• _Required task_
Exactly as written, retype the listing below, omitting the pictures.

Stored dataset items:
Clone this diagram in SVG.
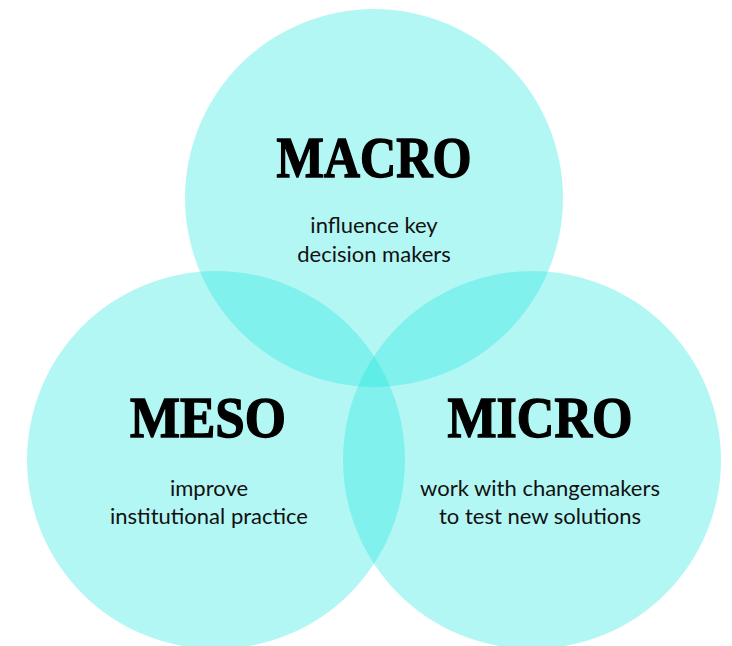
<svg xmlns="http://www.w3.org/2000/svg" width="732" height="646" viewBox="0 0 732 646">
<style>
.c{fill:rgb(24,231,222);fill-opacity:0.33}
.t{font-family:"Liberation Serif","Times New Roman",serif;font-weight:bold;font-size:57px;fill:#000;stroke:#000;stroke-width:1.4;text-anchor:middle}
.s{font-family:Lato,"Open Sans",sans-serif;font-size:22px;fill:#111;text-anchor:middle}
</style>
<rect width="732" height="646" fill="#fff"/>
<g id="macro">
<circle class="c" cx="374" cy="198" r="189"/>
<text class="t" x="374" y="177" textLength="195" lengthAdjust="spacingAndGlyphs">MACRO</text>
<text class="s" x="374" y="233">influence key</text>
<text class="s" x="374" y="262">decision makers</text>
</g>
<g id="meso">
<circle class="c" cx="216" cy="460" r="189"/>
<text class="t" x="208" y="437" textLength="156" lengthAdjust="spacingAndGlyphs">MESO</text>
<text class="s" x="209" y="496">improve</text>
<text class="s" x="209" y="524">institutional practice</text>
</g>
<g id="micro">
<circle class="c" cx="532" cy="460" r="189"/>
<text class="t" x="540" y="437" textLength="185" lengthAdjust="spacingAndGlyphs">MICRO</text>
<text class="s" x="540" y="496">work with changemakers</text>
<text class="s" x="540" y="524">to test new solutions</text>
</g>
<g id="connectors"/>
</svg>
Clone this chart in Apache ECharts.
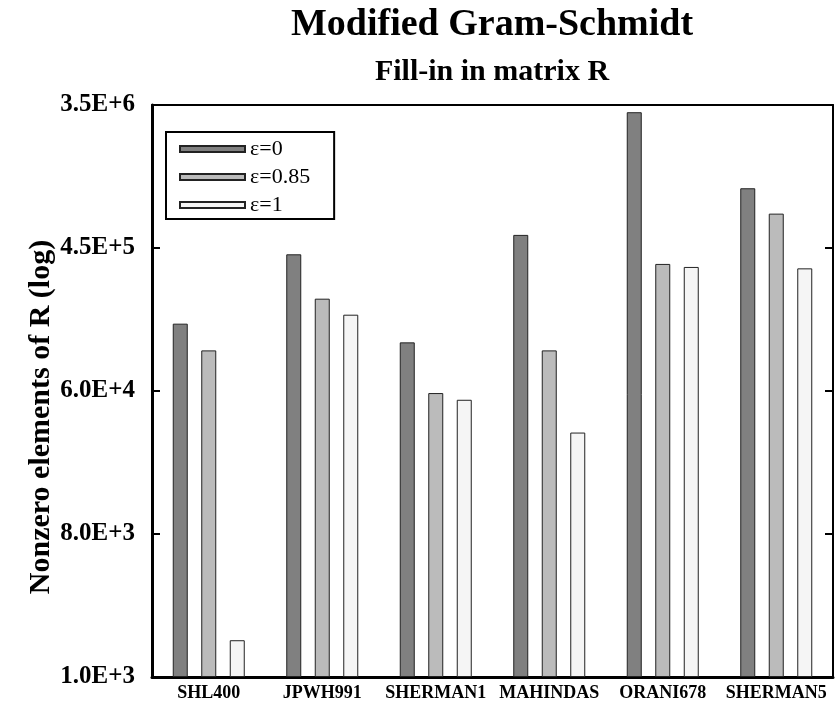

• _Completed task_
Clone this diagram in SVG.
<svg xmlns="http://www.w3.org/2000/svg" width="732" height="646" viewBox="0 0 732 646">
<style>
.c{fill:rgb(24,231,222);fill-opacity:0.33}
.t{font-family:"Liberation Serif","Times New Roman",serif;font-weight:bold;font-size:57px;fill:#000;stroke:#000;stroke-width:1.4;text-anchor:middle}
.s{font-family:Lato,"Open Sans",sans-serif;font-size:22px;fill:#111;text-anchor:middle}
</style>
<rect width="732" height="646" fill="#fff"/>
<g id="macro">
<circle class="c" cx="374" cy="198" r="189"/>
<text class="t" x="374" y="177" textLength="195" lengthAdjust="spacingAndGlyphs">MACRO</text>
<text class="s" x="374" y="233">influence key</text>
<text class="s" x="374" y="262">decision makers</text>
</g>
<g id="meso">
<circle class="c" cx="216" cy="460" r="189"/>
<text class="t" x="208" y="437" textLength="156" lengthAdjust="spacingAndGlyphs">MESO</text>
<text class="s" x="209" y="496">improve</text>
<text class="s" x="209" y="524">institutional practice</text>
</g>
<g id="micro">
<circle class="c" cx="532" cy="460" r="189"/>
<text class="t" x="540" y="437" textLength="185" lengthAdjust="spacingAndGlyphs">MICRO</text>
<text class="s" x="540" y="496">work with changemakers</text>
<text class="s" x="540" y="524">to test new solutions</text>
</g>
<g id="connectors"/>
</svg>
Clone this chart in Apache ECharts.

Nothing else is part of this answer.